The committee then makes a recommendation to the Historical Commission.

5
Review and action by the Historical Commission.

Usually, the Committee on Historic Designation’s recommendation is presented at the Historical Commission’s next monthly meeting. The commission will review the nomination and hear public testimony.

The commission will then vote on the nomination. If approved, the property will be listed on the register.

Submission materials

Your submission materials will vary depending on the type of property you’re nominating. For a complete list, review the nomination submission requirements in the commission’s rules and regulations.

The key parts of your nomination include:

  • An official nomination form. This form will include basic information like the location, type, use, and condition of the property.
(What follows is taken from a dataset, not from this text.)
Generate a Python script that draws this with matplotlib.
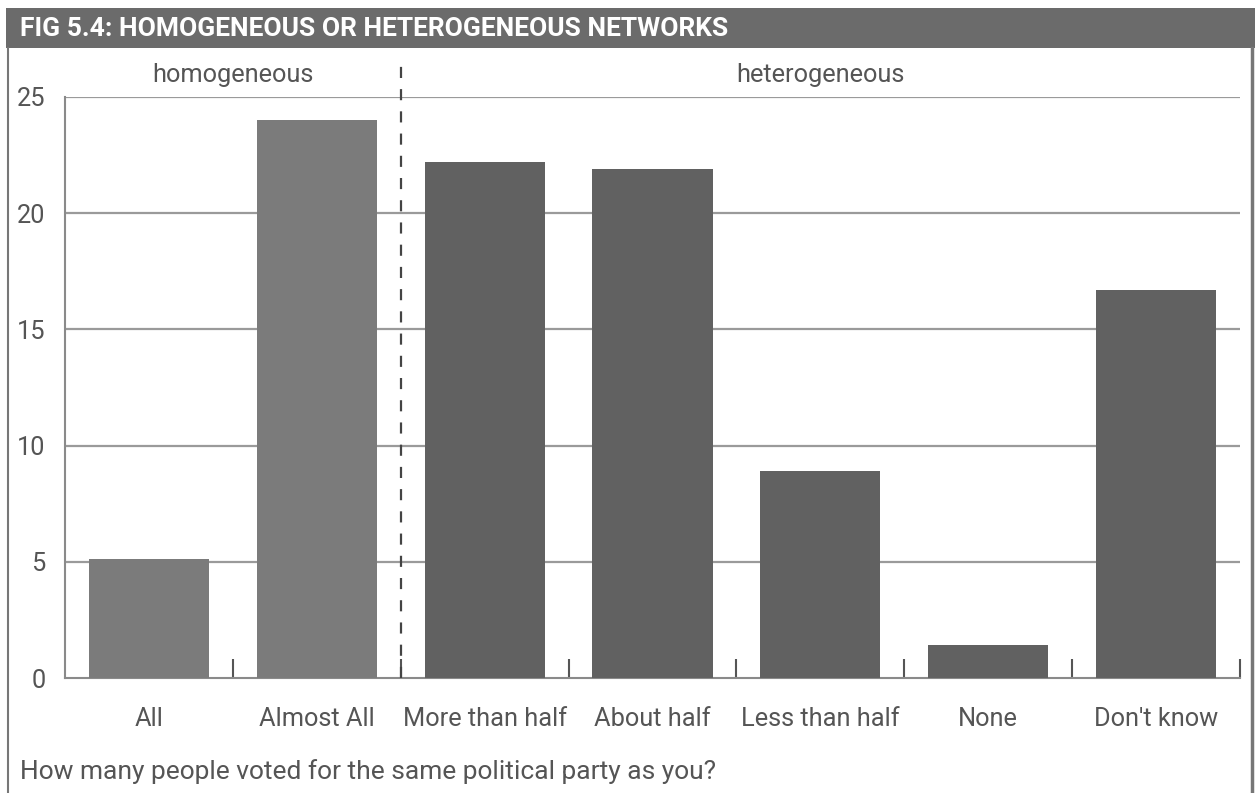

You’ll use the:
    • Individual nomination form for buildings, structures, sites, or objects.
    • District nomination form for historic districts.
    • Interior nomination form for public interiors.
  • A physical description of the property. This narrative should help the reader picture the property and its setting.
  • A description of the property’s historical significance. This narrative, also known as a statement of significance, should explain how the property meets one or more of the register’s criteria.
  • Photographs of the property.

Where and when

You can contact the Historical Commission staff at (215) 686-7660 or preservation@phila.gov. The Historical Commission office is located at:

1515 Arch St.
13th Floor
Philadelphia, PA 19102

Office hours are Monday through Friday from 8:30 a.m. to 4 p.m.

Before you start

The Philadelphia Register of Historic Places uses official addresses issued by the Office of Property Assessment (OPA). These addresses may be different from property mailing addresses.

Before researching a property, use the OPA website to find its official address. You may need to search by the block or by the property owner’s name to determine the right address.